Ich entschied, dass ich einfach aufhören würde, der Depression Widerstand zu leisten, wenn ich sie nicht mit positiven Gedanken ausser Kraft setzen konnte, denn ich wusste ja, „wogegen du dich wehrst, das bleibt bestehen.“ Also schloss ich die Augen und lenkte meinen Konzentration in meinen Körper, dorthin, wo die Depression ihren Sitz zu haben schien. Ich öffnete mich der schwarzen Wolke meiner Niedergeschlagenheit, als breite ich die Arme aus, um sie willkommen zu heissen, und als würde ich sie umarmen, wie man jemanden begrüsst, den man liebt und lange nicht mehr gesehen hat. Ich öffnete mein Herz und liebte die Depression so gut ich konnte und zog sie dicht an mich heran. Für ein paar Sekunden wurde es schlimmer, doch dann wurde es plötzlich leichter und leichte und löste sich schliesslich vollständig auf. Innerhalb von Sekunden war es vorbei – einfach so. Die Erleichterung war ausserordentlich. Einige Stunden später kehrte die Niedergeschlagenheit zurück, aber sie war viel weniger intensiv als zuvor. Ich wiederholte den gleichen Prozess, und praktizierte dies weiter, wann immer die Depression wieder auftrat. Jedes Mal wurde die Niedergeschlagenheit schwächer und immer schwächer, und nach nur wenigen Tagen war sie völlig verschwunden. 

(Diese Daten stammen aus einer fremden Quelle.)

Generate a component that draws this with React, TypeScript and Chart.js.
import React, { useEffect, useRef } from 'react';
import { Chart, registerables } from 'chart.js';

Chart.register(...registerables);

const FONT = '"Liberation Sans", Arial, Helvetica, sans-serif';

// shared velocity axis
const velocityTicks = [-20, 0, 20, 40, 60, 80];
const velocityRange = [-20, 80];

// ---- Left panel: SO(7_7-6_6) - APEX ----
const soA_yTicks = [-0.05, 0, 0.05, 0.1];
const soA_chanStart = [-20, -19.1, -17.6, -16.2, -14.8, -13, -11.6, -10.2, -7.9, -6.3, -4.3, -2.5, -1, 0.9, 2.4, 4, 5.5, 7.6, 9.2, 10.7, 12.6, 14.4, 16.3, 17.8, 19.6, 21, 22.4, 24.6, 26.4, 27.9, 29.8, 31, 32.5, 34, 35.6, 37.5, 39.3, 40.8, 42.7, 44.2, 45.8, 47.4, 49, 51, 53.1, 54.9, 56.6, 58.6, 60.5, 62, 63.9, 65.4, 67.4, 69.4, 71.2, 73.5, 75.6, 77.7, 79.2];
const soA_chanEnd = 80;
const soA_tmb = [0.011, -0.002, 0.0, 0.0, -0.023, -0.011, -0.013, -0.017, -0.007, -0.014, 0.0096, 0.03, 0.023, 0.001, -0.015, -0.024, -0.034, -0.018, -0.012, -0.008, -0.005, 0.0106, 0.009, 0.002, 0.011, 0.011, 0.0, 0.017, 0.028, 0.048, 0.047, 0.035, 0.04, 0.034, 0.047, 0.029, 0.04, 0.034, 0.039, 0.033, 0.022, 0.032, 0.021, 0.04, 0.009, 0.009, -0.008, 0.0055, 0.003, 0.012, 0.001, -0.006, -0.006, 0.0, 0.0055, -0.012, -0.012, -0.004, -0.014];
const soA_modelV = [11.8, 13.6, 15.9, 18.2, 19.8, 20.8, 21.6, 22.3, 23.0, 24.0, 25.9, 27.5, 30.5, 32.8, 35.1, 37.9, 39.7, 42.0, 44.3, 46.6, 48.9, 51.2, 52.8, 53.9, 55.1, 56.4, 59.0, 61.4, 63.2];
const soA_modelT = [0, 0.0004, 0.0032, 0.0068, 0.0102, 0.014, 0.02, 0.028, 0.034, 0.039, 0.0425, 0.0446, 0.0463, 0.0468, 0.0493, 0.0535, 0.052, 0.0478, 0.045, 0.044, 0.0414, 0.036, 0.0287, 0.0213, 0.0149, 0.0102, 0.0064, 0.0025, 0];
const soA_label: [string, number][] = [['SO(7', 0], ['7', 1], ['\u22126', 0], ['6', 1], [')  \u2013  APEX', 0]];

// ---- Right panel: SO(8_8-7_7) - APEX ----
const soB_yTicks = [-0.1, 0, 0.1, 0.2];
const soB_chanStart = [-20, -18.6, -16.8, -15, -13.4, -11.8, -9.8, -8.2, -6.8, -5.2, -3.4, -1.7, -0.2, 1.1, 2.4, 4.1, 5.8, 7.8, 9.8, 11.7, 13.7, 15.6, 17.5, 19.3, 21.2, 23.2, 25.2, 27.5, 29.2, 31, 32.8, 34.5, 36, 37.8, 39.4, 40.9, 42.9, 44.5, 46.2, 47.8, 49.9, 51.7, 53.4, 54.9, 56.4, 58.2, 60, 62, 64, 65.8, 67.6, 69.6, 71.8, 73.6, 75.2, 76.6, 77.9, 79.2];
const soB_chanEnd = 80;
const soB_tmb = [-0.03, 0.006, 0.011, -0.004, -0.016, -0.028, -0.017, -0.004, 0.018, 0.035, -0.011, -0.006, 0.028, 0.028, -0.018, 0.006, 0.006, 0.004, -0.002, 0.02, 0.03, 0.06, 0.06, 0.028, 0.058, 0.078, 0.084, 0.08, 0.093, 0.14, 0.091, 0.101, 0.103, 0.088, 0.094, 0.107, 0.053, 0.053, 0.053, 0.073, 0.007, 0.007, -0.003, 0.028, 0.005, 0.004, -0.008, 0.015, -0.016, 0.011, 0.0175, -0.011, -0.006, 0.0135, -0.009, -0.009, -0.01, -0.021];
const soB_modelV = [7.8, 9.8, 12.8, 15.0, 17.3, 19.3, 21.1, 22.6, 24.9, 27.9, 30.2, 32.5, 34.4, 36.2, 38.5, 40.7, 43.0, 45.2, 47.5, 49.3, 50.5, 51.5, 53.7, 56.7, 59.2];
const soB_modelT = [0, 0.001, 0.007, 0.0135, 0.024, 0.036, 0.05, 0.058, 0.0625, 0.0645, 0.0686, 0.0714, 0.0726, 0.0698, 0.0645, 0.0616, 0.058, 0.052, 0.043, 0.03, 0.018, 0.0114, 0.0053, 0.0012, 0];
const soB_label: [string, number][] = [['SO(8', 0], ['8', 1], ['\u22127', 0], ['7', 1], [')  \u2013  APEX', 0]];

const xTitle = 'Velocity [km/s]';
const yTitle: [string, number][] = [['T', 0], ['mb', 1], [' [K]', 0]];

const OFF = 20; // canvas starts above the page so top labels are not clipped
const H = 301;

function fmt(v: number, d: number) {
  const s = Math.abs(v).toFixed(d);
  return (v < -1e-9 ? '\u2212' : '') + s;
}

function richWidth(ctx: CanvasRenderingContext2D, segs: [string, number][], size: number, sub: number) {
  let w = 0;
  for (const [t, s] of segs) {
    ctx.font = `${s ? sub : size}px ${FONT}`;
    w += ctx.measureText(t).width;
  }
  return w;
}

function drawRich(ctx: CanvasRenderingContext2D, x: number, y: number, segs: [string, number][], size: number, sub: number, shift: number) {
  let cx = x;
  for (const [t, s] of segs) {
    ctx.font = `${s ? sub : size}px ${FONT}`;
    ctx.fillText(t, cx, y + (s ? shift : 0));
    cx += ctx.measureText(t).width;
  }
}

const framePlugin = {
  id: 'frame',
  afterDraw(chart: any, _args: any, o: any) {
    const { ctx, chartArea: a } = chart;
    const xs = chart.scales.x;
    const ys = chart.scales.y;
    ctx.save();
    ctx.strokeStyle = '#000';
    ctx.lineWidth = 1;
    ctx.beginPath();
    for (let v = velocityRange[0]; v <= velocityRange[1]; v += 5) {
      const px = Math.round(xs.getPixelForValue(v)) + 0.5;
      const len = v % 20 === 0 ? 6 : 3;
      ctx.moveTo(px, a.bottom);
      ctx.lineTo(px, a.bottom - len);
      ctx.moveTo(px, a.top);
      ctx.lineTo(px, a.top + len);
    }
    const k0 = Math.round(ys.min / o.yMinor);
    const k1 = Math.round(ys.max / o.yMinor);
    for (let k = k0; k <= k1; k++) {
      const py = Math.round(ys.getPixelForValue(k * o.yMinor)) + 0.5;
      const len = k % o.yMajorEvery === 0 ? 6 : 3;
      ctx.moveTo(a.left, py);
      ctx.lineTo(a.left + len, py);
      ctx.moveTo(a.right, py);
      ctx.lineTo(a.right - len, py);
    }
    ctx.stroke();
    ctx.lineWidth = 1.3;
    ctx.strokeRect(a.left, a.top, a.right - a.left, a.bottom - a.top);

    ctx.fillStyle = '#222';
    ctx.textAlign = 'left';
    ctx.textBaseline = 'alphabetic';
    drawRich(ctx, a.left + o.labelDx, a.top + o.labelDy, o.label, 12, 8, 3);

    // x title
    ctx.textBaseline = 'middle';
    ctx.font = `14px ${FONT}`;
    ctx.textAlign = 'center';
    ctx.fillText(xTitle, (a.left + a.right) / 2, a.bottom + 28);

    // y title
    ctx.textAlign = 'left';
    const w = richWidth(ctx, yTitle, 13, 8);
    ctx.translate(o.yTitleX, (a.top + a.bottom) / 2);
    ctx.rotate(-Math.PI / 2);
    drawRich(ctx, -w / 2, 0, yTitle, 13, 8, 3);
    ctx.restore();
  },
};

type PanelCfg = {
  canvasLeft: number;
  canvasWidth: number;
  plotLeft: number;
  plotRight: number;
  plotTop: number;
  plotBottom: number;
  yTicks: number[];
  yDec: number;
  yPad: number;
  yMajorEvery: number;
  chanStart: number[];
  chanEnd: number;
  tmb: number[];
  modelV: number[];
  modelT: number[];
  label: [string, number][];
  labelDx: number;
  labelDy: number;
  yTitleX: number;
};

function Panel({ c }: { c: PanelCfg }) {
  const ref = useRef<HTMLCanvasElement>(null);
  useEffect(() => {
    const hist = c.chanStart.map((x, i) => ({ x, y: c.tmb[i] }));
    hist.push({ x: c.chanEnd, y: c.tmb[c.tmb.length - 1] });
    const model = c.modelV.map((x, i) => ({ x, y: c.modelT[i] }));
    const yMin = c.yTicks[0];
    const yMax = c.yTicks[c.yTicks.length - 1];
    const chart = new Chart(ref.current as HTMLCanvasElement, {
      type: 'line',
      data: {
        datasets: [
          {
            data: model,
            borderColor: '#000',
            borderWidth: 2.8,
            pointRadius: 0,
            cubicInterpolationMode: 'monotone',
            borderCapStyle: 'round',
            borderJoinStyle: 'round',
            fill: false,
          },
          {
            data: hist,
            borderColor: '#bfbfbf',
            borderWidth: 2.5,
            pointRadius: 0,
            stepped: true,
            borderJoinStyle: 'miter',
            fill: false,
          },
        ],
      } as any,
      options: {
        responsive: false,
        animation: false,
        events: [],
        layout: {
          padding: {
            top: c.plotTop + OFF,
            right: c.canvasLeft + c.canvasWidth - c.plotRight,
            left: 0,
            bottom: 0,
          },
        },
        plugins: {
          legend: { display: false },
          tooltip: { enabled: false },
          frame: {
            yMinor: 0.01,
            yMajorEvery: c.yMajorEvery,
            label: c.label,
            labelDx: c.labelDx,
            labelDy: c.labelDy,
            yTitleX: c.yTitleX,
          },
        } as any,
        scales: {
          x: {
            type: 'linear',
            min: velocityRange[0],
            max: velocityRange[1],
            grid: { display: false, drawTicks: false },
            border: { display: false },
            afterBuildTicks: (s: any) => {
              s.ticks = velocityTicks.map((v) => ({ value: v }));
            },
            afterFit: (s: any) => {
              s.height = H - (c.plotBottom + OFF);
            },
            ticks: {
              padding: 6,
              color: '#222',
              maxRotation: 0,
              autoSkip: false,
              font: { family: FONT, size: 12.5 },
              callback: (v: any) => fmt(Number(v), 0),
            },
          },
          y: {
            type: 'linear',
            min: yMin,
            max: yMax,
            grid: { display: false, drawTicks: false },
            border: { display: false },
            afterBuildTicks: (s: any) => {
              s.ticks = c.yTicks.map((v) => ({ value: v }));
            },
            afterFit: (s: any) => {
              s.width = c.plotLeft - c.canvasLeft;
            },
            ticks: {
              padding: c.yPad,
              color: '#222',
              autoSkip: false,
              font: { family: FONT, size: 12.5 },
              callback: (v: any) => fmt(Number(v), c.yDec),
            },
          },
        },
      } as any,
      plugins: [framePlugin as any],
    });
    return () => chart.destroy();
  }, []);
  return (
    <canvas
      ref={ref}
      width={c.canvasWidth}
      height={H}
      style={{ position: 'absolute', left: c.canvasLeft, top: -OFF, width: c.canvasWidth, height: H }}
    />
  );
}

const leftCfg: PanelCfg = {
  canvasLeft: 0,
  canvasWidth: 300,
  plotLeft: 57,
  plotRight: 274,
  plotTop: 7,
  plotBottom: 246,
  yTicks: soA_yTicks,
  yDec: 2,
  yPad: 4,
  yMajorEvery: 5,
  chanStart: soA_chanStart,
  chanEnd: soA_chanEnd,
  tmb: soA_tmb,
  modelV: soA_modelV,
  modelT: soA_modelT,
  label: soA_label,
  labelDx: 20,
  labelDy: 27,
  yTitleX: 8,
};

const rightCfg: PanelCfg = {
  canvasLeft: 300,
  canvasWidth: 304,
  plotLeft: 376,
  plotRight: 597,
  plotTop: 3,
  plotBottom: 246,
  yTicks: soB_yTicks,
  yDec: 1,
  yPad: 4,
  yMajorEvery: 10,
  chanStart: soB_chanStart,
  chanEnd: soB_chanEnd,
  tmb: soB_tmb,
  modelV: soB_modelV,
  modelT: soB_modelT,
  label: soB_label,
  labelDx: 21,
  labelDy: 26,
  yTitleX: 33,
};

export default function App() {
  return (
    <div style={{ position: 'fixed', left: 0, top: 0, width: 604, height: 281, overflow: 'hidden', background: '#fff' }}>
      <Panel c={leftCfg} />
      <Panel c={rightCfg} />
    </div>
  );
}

Dein Buch quillt schier über an Zitaten und du verweist damit transparent auf deine Quellen. Eine Kritik, die ich über „The Greatest Secret“ las, bemängelte, dass dein Buch lediglich aus einer Aneinanderreihung von Zitaten bestehen und damit wenig Eigenleistung zeigen würde. Du würdest lediglich Weisheiten kuratieren, anstatt neue Sichtweisen zu entwickeln. 

Tatsächlich bringst du nix Neues – und das meine ich im besten Sinne. Du trittst zurück, lässt die sprechen, die das Geheimnis für sich entdeckt haben. Du präsentierst dich nicht als grosse Erfinderin. Stattdessen teilst du Zitate, die dir geholfen haben. Auch wenn’s etwas dick aufgetragen klingt: Für mich stellst du dich damit in den Dienst einer grösseren Wahrheit.

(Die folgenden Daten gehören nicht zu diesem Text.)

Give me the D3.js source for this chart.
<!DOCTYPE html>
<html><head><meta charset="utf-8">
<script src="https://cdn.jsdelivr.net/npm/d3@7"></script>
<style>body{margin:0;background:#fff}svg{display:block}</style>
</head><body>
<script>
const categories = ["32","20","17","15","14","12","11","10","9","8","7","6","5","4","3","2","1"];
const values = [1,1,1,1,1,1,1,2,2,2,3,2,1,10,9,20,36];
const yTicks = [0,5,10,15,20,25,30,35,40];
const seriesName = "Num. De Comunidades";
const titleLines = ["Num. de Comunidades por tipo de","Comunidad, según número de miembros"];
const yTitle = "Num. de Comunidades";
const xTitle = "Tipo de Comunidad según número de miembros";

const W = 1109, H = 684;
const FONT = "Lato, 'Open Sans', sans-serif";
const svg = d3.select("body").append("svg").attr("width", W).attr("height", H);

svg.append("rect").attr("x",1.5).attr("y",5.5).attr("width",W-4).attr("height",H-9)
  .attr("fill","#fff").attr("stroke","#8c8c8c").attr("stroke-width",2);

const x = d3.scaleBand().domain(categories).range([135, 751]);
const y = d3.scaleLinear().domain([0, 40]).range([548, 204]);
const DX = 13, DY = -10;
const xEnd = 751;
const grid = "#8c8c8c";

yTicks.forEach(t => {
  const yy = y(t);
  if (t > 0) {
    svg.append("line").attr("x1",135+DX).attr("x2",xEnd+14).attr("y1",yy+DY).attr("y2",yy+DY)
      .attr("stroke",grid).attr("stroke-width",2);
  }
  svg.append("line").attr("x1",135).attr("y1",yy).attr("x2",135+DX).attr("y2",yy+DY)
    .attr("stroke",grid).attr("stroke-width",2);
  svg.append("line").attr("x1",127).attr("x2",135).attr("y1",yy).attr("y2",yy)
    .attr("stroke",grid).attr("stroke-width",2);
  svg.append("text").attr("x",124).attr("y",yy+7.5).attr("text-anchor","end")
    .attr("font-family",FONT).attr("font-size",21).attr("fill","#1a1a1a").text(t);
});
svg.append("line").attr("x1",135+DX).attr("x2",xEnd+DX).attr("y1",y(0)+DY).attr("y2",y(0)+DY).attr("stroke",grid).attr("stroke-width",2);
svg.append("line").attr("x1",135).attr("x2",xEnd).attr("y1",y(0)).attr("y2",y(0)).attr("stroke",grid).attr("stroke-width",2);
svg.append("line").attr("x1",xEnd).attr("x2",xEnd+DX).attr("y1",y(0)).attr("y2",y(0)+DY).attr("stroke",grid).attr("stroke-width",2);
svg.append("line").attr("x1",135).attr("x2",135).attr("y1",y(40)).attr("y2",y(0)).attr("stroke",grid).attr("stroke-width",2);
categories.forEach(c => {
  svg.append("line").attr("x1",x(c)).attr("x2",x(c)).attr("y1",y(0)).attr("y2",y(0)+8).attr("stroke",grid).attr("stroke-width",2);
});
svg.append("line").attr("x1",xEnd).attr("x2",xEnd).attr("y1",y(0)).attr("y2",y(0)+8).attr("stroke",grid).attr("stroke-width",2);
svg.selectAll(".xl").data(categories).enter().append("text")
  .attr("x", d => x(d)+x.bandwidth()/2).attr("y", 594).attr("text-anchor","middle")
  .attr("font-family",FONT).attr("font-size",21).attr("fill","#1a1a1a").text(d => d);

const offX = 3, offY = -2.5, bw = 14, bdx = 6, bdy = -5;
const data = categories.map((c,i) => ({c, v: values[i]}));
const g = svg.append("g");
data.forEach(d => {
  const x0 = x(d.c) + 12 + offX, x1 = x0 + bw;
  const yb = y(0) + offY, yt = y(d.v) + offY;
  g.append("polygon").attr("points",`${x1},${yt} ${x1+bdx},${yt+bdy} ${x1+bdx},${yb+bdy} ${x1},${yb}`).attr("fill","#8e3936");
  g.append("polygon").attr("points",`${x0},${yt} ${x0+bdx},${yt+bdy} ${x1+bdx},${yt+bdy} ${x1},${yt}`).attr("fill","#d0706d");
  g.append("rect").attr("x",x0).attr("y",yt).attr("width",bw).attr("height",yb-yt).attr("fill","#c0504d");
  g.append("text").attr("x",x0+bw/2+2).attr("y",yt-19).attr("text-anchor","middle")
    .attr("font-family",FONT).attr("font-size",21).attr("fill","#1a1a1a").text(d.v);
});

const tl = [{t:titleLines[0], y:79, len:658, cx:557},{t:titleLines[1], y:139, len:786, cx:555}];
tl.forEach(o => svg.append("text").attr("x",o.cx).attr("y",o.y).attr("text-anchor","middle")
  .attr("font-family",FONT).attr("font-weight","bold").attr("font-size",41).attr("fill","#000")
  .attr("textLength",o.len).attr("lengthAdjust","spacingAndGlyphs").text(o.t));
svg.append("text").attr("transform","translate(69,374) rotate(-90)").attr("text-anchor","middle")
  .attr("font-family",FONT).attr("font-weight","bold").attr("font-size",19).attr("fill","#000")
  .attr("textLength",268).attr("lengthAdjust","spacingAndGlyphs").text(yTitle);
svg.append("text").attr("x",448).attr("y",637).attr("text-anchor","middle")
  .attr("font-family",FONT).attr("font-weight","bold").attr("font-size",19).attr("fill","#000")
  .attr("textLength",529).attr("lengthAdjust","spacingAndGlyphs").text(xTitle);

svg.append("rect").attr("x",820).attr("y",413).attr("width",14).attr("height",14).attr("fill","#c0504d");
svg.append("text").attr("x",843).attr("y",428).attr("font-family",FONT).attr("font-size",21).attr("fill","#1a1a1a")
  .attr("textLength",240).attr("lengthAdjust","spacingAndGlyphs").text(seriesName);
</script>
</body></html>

Für mich geht es bei „The Greatest Secret“ um ein Geheimnis, das eigentlich keines ist. Für dich auch: 

Trotz der Tatsache, dass dieses grosse Geheimnis im Laufe der Geschichte von vielen grossen Weisen, Propheten und religiösen Führern beschrieben und angedeutet wurde, wissen die meisten von uns immer noch nichts über die grösste Entdeckung, die wir überhaupt machen können. Unter denen, die diese Entdeckung mit uns geteilt haben, sind Buddah, Krishna, Laotse, Jesus Christus, Yogananda und der Dalai Lama. 

Das Geheimnis wird übersehen weil es so einfach ist – nicht weil es schwierig oder verdeckt ist. Es ist wie die Brille, die man sucht und derweil auf dem Kopf trägt. Und es wird abgelehnt, weil es dem Ego gewaltig gegen den Strich geht. Wobei wir wieder bei der Gretchenfrage sind: Bin ich mit meinem Ego identifiziert und gebe ich ihm das Zepter in die Hand? Oder kann ich es willkommenheissen und beobachten? 

Danke, Rhonda, dein Buch lohnt sich wirklich.